Reputation: 342
I am trying to parse a website. I need some links in HTML file which contains some specific words. I know how to find "href" attributes but I don't need all of them, is there anyway to do that? For example can I use regex in HtmlAgilityPack?

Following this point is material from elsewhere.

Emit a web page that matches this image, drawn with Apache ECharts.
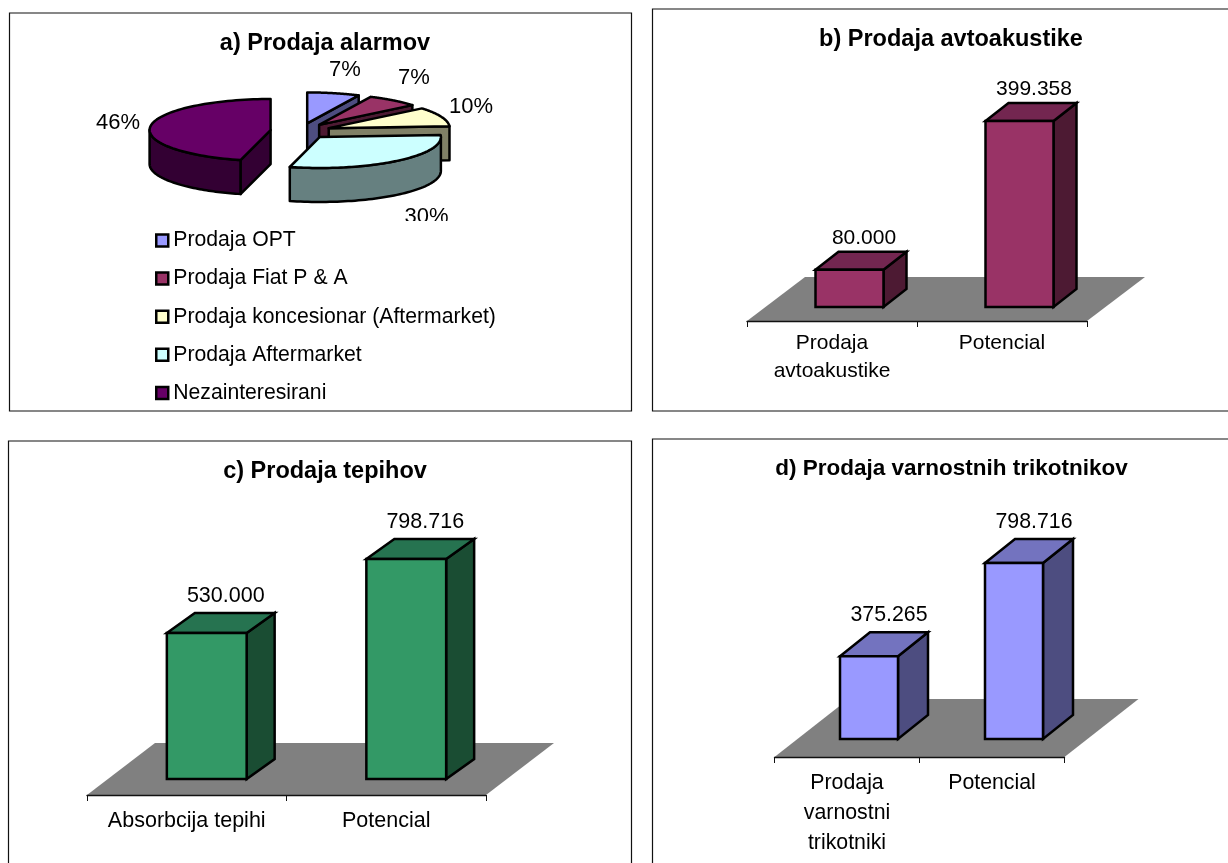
<!DOCTYPE html>
<html>
<head>
<meta charset="utf-8">
<title>Prodaja</title>
<script src="https://cdn.jsdelivr.net/npm/echarts@6/dist/echarts.min.js"></script>
<style>
  html, body { margin: 0; padding: 0; background: #fff; }
  #chart { width: 1228px; height: 863px; }
</style>
</head>
<body>
<div id="chart"></div>
<script>
// Chart values
const alarmNames = ['Prodaja OPT', 'Prodaja Fiat P & A', 'Prodaja koncesionar (Aftermarket)', 'Prodaja Aftermarket', 'Nezainteresirani'];
const alarmShares = [7, 7, 10, 30, 46];
const audioCategories = ['Prodaja\navtoakustike', 'Potencial'];
const audioValues = [80000, 399358];
const carpetCategories = ['Absorbcija tepihi', 'Potencial'];
const carpetValues = [530000, 798716];
const triangleCategories = ['Prodaja\nvarnostni\ntrikotniki', 'Potencial'];
const triangleValues = [375265, 798716];

const FONT = '"Liberation Sans", Arial, sans-serif';
const fmt = v => String(v).replace(/\B(?=(\d{3})+$)/g, '.');

const option = {
  animation: false,
  backgroundColor: '#fff',
  title: [], grid: [], xAxis: [], yAxis: [], series: [],
  legend: {
    left: 155, top: 230, padding: 0, orient: 'vertical', itemWidth: 12, itemHeight: 12, itemGap: 17.1,
    icon: 'rect', selectedMode: false,
    textStyle: { fontFamily: FONT, fontSize: 21.2, color: '#000' },
    itemStyle: { borderColor: '#000', borderWidth: 2.5 },
    data: alarmNames
  },
  // panel frames
  graphic: [
    [9.5, 13, 622, 398], [652.5, 9, 600, 402], [8.5, 441, 623, 440], [652.5, 439, 600, 440]
  ].map(r => ({
    type: 'rect', silent: true, z: 0,
    shape: { x: r[0], y: r[1], width: r[2], height: r[3] },
    style: { fill: 'none', stroke: '#111', lineWidth: 1.2 }
  }))
};

function addTitle(text, cx, cy, size) {
  option.title.push({
    text, left: cx, top: cy - size * 0.62, textAlign: 'center',
    textStyle: { fontFamily: FONT, fontSize: size, fontWeight: 'bold', color: '#000' }
  });
}

// A 3D column panel: the grid's baseline is the column foot, the axis sits on the floor's front edge.
function addBarPanel(cfg, categories, values) {
  const g = option.grid.length;
  const pxPerUnit = cfg.px / cfg.unit;
  const height = cfg.max * pxPerUnit;
  option.grid.push({ left: cfg.left, width: cfg.width, top: cfg.base - height, height });
  option.xAxis.push({
    gridIndex: g, type: 'category', data: categories, offset: cfg.floorOffset, z: 10,
    axisLine: { onZero: false, lineStyle: { color: '#111', width: 1.4 } },
    axisTick: { show: true, length: 6, lineStyle: { color: '#111', width: 1 } },
    axisLabel: {
      interval: 0, margin: cfg.labelMargin, lineHeight: cfg.lineHeight,
      fontFamily: FONT, fontSize: cfg.textSize, color: '#000'
    }
  });
  option.yAxis.push({ gridIndex: g, type: 'value', min: 0, max: cfg.max, show: false, splitLine: { show: false } });

  option.series.push({
    type: 'custom', xAxisIndex: g, yAxisIndex: g, z: 1, silent: true, clip: false,
    data: [0],
    renderItem(params) {
      const c = params.coordSys;
      const y = c.y + c.height + cfg.floorOffset;
      return {
        type: 'polygon',
        shape: { points: [[c.x, y], [c.x + c.width, y], [c.x + c.width + cfg.floorDx, y - cfg.floorDy], [c.x + cfg.floorDx, y - cfg.floorDy]] },
        style: { fill: '#808080' }
      };
    }
  });

  option.series.push({
    type: 'custom', xAxisIndex: g, yAxisIndex: g, z: 2, silent: true, clip: false,
    data: values.map((v, i) => [i, v]),
    renderItem(params, api) {
      const i = api.value(0), v = api.value(1);
      const top = api.coord([i, v]);
      const foot = api.coord([i, 0]);
      const w = api.size([1, 0])[0] * 0.4;
      const x0 = top[0] + cfg.shift - w / 2, x1 = x0 + w;
      const yt = top[1], yb = foot[1];
      const dx = cfg.depthX, dy = cfg.depthY;
      const edge = { stroke: '#000', lineWidth: 2.5, lineJoin: 'miter' };
      return {
        type: 'group',
        children: [
          { type: 'polygon', shape: { points: [[x1, yt], [x1 + dx, yt - dy], [x1 + dx, yb - dy], [x1, yb]] }, style: { fill: cfg.colors[2], ...edge } },
          { type: 'polygon', shape: { points: [[x0, yt], [x0 + dx, yt - dy], [x1 + dx, yt - dy], [x1, yt]] }, style: { fill: cfg.colors[1], ...edge } },
          { type: 'rect', shape: { x: x0, y: yt, width: w, height: yb - yt }, style: { fill: cfg.colors[0], ...edge } },
          {
            type: 'text',
            style: {
              text: fmt(v), x: top[0] + cfg.shift + cfg.labelDx, y: yt - dy - cfg.labelDy,
              align: 'center', verticalAlign: 'middle', fill: '#000',
              font: cfg.textSize + 'px ' + FONT
            }
          }
        ]
      };
    }
  });
}

// Exploded 3D pie: each slice is its own series so the legend can list it.
const pie = { cx: 300.6, cy: 131, a: 121, b: 31, h: 34, explode: 0.25 };
const pieTop = ['#9999FF', '#993366', '#FFFFCC', '#CCFFFF', '#660066'];
const pieWall = ['#4D4D80', '#4D1A33', '#808066', '#668080', '#330033'];
const pieLabelAt = [[345, 70], [414, 78], [471, 107], [426.5, 217], [118, 123]];
const pieOrder = [0, 1, 2, 4, 3];
const pieTotal = alarmShares.reduce((s, v) => s + v, 0);

function arcPoint(apex, deg) {
  const r = deg * Math.PI / 180;
  return [apex[0] + pie.a * Math.sin(r), apex[1] - pie.b * Math.cos(r)];
}

function sliceChildren(index, share) {
  const before = alarmShares.slice(0, index).reduce((s, v) => s + v, 0);
  const start = before / pieTotal * 360;
  const end = start + share / pieTotal * 360;
  const mid = (start + end) / 2 * Math.PI / 180;
  const apex = [
    pie.cx + pie.explode * pie.a * Math.sin(mid),
    pie.cy - pie.explode * pie.b * Math.cos(mid)
  ];
  const down = p => [p[0], p[1] + pie.h];
  const edge = { stroke: '#000', lineWidth: 2.5, lineJoin: 'round' };
  const wall = pieWall[index];
  const kids = [];
  const radialWall = deg => {
    const t = arcPoint(apex, deg);
    kids.push({ type: 'polygon', shape: { points: [apex, t, down(t), down(apex)] }, style: { fill: wall, ...edge } });
  };
  // radial faces turned towards the viewer
  if (Math.cos((start - 270) * Math.PI / 180) > 0) radialWall(start);
  if (Math.cos((end - 90) * Math.PI / 180) > 0) radialWall(end);
  // front part of the rim
  const from = Math.max(start, 90), to = Math.min(end, 270);
  if (to > from) {
    const rim = [];
    for (let d = from; d <= to + 1e-6; d += (to - from) / 60) rim.push(arcPoint(apex, d));
    kids.push({ type: 'polygon', shape: { points: rim.concat(rim.map(down).reverse()) }, style: { fill: wall, ...edge } });
  }
  // top face
  const face = [apex];
  for (let d = start; d <= end + 1e-6; d += (end - start) / 80) face.push(arcPoint(apex, d));
  kids.push({ type: 'polygon', shape: { points: face }, style: { fill: pieTop[index], ...edge } });
  return kids;
}

pieOrder.forEach((index, order) => {
  option.series.push({
    type: 'custom', name: alarmNames[index], coordinateSystem: 'none',
    z: 3 + order, silent: true,
    itemStyle: { color: pieTop[index] },
    data: [[alarmShares[index]]],
    renderItem(params, api) {
      const share = api.value(0);
      const children = sliceChildren(index, share);
      const at = pieLabelAt[index];
      children.push({
        type: 'text',
        style: { text: share + '%', x: at[0], y: at[1], align: 'center', verticalAlign: 'middle', fill: '#000', font: '22px ' + FONT }
      });
      return { type: 'group', children };
    }
  });
});

// the plot area ends just under the pie and cuts the lowest percentage short
option.graphic.push({
  type: 'rect', silent: true, z: 50,
  shape: { x: 395, y: 221, width: 70, height: 10 }, style: { fill: '#fff' }
});

addTitle('a) Prodaja alarmov', 320, 41, 23.5);
addTitle('b) Prodaja avtoakustike', 946, 37, 23.5);
addTitle('c) Prodaja tepihov', 320, 469, 23.5);
addTitle('d) Prodaja varnostnih trikotnikov', 946.5, 466, 22.5);

addBarPanel({
  left: 747, width: 340, base: 307, floorOffset: 14, floorDx: 58, floorDy: 44,
  px: 186, unit: 399358, max: 450000, shift: 17.5, depthX: 23, depthY: 18,
  labelDx: 14.5, labelDy: 14, labelMargin: 8, lineHeight: 28, textSize: 21,
  colors: ['#993366', '#732650', '#4D1A33']
}, audioCategories, audioValues);

addBarPanel({
  left: 87, width: 399, base: 779, floorOffset: 16, floorDx: 68, floorDy: 52,
  px: 220, unit: 798716, max: 900000, shift: 20, depthX: 28, depthY: 20,
  labelDx: 19, labelDy: 17, labelMargin: 12, lineHeight: 28, textSize: 21.5,
  colors: ['#339966', '#267350', '#1A4D33']
}, carpetCategories, carpetValues);

addBarPanel({
  left: 774.5, width: 290, base: 739, floorOffset: 18, floorDx: 74, floorDy: 58,
  px: 176, unit: 798716, max: 900000, shift: 22, depthX: 30, depthY: 24,
  labelDx: 20, labelDy: 17, labelMargin: 11, lineHeight: 30, textSize: 21.3,
  colors: ['#9999FF', '#7373BF', '#4D4D80']
}, triangleCategories, triangleValues);

echarts.init(document.getElementById('chart'), null, { renderer: 'canvas' }).setOption(option);
</script>
</body>
</html>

HtmlNode links = document.DocumentNode.SelectSingleNode("//*[@id='navigation']/div/ul");
foreach (HtmlNode urls in document.DocumentNode.SelectNodes("//a[@]"))
{
this.dgvurl.Rows.Add(urls.Attributes["href"].Value);
}
I'm trying this for finding all links in HTML code.
Upvotes: 1
Views: 668
Reputation: 5822
If you have an HTML file like this:
<div class="a">
<a href="http://www.website.com/"></a>
<a href="http://www.website.com/notfound"></a>
<a href="http://www.website.com/theword"></a>
<a href="http://www.website.com/sub/theword"></a>
<a href="http://www.website.com/theword.html"></a>
<a href="http://www.website.com/other"></a>
</div>
And you're searching for example the following words: theword
and other
. You can define a regular expression, then use LINQ to get the links with an attribute href
matching your regular expression like this:
Regex regex = new Regex("(theworld|other)", RegexOptions.IgnoreCase);
HtmlNode node = htmlDoc.DocumentNode.SelectSingleNode("//div[@class='a']");
List<HtmlNode> nodeList = node.SelectNodes(".//a").Where(a => regex.IsMatch(a.Attributes["href"].Value)).ToList<HtmlNode>();
List<string> urls = new List<string>();
foreach (HtmlNode n in nodeList)
{
urls.Add(n.Attributes["href"].Value);
}
Note that there's a contains
keyword with XPATH, but you'll have to duplicate the condition for each word you're searching like:
node.SelectNodes(".//a[contains(@href,'theword') or contains(@href,'other')]")
There's also a matches
keyword for XPATH, unfortunately it's only available with XPATH 2.0 and HtmlAgilityPack uses XPATH 1.0. With XPATH 2.0, you could do something like this:
node.SelectNodes(".//a[matches(@href,'(theword|other)')]")
Upvotes: 1
Reputation: 342
I Find this and that works for me.
HtmlNode links = document.DocumentNode.SelectSingleNode("//*[@id='navigation']/div/ul");
foreach (HtmlNode urls in document.DocumentNode.SelectNodes("//a[@]"))
{
var temp = catagory.Attributes["href"].Value;
if (temp.Contains("some_word"))
{
dgv.Rows.Add(temp);
}
}
Upvotes: 0